WRITTEN EXERCISE> Gather each line containing the string "Generate" from these entries.

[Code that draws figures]
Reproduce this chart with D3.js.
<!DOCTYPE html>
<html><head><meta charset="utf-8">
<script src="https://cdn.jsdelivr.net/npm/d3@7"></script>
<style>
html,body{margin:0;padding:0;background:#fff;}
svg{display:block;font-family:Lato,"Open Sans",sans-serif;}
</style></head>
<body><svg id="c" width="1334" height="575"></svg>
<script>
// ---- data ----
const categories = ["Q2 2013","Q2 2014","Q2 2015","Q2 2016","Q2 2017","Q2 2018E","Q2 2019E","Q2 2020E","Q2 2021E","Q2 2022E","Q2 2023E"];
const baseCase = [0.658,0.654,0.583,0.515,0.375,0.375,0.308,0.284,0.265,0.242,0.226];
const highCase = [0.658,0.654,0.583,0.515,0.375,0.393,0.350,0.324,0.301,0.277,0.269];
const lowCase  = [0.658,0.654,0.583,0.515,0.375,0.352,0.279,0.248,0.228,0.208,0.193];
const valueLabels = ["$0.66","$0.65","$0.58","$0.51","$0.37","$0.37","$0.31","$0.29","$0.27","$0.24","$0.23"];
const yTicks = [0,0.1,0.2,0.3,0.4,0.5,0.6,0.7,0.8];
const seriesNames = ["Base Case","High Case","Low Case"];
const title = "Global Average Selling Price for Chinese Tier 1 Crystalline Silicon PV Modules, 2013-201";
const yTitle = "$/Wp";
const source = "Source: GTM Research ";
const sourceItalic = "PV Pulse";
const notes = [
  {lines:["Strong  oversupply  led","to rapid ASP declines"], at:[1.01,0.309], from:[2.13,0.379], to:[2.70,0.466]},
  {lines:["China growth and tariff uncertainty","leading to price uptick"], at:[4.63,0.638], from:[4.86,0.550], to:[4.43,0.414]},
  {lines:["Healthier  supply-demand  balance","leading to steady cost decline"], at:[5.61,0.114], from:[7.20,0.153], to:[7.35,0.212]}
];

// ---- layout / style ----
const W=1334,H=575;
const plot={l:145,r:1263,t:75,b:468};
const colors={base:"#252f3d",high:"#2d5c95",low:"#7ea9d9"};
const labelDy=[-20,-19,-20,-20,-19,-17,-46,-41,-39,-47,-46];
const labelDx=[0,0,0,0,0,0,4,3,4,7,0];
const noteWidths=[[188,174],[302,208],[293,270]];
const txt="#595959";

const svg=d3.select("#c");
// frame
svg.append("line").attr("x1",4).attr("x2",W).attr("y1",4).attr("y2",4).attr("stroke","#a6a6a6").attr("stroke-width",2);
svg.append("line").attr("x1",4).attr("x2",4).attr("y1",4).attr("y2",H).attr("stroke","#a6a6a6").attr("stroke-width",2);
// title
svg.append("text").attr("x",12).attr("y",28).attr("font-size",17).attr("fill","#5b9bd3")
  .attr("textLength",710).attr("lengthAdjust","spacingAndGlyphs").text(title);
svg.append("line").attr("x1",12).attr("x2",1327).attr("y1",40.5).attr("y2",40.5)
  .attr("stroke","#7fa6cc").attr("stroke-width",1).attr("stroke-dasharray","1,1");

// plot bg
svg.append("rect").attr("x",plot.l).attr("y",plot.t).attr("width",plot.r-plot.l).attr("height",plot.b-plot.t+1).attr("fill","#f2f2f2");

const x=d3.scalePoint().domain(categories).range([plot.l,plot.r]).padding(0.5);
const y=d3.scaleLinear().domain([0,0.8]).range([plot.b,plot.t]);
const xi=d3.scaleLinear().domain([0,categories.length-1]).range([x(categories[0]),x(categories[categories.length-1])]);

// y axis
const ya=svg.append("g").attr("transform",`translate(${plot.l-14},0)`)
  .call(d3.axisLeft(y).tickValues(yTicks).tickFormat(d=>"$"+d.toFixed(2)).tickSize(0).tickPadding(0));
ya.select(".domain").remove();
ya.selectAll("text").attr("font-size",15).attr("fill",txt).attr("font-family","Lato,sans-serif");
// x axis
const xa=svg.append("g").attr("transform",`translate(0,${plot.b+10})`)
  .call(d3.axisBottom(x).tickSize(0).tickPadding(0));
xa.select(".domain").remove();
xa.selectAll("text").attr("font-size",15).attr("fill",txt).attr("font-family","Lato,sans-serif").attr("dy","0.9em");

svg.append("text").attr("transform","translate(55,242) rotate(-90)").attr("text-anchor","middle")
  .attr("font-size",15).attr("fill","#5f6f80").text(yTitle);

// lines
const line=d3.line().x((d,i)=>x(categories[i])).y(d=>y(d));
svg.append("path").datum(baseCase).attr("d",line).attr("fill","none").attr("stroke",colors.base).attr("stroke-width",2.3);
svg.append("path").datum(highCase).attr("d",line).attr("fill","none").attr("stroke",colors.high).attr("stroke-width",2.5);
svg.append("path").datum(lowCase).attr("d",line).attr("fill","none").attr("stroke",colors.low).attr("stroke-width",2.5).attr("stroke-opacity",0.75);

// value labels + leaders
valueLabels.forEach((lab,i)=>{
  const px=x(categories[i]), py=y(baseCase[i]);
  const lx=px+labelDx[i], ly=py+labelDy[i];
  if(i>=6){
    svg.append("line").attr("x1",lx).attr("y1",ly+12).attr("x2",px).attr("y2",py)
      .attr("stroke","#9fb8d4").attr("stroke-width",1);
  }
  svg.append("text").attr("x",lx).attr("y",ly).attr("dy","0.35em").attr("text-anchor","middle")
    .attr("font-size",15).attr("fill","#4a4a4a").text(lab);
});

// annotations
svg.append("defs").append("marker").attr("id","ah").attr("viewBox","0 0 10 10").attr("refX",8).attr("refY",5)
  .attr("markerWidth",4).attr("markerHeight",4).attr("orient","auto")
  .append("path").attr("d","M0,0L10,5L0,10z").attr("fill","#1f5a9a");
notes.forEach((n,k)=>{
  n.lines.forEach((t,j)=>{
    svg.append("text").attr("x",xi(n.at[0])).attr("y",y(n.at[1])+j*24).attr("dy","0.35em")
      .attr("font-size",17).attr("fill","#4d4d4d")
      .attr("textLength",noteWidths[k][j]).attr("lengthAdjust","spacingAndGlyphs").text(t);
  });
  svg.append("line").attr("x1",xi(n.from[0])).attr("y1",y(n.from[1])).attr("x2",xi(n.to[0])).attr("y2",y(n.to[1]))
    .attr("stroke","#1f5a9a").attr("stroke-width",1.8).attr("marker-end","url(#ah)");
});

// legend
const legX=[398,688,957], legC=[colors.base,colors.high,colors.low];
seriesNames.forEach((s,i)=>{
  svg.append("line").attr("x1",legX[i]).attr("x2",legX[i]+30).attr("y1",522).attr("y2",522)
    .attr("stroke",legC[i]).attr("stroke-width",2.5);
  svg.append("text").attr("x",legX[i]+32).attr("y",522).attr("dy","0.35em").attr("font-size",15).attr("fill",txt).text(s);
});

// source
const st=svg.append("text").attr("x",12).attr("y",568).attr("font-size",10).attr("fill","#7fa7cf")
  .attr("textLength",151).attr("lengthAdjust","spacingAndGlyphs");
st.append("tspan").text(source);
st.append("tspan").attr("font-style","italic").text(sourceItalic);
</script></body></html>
---
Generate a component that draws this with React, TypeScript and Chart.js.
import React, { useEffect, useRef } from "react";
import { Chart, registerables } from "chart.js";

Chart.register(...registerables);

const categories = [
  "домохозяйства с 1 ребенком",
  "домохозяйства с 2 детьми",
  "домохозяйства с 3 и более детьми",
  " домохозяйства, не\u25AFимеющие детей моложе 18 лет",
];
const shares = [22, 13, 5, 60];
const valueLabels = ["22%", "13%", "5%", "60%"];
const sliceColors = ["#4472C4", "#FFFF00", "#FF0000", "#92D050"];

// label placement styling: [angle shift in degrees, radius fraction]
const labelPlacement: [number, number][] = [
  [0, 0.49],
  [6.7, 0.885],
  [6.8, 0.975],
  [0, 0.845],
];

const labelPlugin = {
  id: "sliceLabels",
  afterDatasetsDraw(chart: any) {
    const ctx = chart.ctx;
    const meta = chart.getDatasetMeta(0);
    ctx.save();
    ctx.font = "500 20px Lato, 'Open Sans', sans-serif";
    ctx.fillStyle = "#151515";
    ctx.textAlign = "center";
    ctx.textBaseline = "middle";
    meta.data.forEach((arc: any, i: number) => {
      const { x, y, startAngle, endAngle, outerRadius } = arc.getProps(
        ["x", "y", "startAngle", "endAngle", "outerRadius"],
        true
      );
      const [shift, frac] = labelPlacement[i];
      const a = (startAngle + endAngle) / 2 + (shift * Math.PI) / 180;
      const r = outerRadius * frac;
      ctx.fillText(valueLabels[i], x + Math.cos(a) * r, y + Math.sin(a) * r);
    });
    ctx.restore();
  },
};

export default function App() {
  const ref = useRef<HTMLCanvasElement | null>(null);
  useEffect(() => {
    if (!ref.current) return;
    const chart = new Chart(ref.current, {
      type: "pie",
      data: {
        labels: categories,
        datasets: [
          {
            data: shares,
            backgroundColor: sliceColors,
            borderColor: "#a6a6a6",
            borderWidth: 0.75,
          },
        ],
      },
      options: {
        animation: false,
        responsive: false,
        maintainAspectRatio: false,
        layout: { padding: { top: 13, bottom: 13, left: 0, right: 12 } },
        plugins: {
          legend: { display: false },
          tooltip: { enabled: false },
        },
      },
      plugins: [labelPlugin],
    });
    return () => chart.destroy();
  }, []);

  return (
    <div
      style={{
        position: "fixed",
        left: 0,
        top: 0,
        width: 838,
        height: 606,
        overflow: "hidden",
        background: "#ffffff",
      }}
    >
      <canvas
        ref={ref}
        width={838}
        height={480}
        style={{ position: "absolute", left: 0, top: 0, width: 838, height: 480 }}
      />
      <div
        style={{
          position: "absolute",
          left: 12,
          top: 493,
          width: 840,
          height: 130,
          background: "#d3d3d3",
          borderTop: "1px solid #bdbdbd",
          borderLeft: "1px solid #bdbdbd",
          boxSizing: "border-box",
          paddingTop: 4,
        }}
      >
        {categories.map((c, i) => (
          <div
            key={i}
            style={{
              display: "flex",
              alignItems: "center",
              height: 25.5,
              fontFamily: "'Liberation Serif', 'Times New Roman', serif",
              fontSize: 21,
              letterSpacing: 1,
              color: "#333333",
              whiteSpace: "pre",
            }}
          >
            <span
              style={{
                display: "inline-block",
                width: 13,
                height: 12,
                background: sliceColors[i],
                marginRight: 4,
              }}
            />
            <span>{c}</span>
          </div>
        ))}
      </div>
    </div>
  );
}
---
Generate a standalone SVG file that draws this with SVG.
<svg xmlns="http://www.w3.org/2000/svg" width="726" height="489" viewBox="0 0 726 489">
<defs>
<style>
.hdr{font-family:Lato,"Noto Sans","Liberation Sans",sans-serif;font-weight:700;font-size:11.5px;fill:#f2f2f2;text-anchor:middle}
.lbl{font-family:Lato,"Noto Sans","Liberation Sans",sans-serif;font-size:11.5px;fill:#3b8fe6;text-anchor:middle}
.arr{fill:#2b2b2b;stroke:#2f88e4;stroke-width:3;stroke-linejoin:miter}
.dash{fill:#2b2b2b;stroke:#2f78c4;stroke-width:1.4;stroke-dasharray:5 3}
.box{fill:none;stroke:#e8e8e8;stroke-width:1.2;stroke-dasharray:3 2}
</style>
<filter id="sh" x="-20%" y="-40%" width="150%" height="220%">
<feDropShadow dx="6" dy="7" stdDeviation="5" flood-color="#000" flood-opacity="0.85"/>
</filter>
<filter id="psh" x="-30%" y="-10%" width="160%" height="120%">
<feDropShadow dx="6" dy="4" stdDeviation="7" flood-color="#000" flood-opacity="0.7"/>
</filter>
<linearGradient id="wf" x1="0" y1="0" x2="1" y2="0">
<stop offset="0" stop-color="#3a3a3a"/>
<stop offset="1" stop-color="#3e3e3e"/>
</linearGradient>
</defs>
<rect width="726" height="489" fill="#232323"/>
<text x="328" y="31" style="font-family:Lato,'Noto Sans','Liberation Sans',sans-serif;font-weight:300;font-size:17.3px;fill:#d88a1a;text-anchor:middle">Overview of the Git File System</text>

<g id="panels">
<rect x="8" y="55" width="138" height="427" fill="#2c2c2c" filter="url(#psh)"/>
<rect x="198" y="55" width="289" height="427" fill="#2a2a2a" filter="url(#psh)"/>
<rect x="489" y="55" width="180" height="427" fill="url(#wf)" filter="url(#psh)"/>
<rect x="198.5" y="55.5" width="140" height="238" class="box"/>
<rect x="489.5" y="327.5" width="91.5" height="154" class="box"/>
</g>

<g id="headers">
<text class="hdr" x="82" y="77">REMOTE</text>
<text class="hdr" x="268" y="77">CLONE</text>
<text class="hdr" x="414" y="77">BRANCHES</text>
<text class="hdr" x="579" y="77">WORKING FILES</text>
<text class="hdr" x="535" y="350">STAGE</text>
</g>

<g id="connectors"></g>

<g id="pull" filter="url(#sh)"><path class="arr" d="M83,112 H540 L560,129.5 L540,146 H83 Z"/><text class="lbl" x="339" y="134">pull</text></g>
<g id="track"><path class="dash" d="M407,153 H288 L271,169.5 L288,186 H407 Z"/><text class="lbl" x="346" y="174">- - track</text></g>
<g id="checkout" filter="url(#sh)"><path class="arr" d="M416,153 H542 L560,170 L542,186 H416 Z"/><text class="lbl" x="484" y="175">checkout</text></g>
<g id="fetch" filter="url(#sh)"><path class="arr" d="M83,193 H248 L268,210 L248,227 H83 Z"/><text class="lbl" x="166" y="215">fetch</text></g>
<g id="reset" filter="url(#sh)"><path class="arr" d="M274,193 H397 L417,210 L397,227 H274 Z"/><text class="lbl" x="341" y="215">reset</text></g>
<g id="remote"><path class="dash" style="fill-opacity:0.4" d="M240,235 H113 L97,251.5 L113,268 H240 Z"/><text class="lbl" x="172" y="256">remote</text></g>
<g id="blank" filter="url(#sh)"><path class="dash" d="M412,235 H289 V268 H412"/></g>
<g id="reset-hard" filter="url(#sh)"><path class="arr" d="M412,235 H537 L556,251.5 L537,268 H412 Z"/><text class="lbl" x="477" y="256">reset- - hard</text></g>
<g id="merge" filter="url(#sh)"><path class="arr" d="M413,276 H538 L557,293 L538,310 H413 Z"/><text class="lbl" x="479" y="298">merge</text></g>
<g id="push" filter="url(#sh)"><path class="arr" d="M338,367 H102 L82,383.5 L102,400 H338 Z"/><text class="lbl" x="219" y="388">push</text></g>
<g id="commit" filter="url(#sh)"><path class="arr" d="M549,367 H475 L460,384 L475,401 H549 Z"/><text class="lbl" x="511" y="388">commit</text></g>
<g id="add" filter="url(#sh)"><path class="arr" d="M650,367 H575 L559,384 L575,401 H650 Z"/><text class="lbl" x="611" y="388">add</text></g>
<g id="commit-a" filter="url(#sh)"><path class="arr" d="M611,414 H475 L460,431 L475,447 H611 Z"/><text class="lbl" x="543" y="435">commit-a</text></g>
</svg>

SOLUTION TO THIS TASK>
Generate a component that draws this with React, TypeScript and Chart.js.
Generate a standalone SVG file that draws this with SVG.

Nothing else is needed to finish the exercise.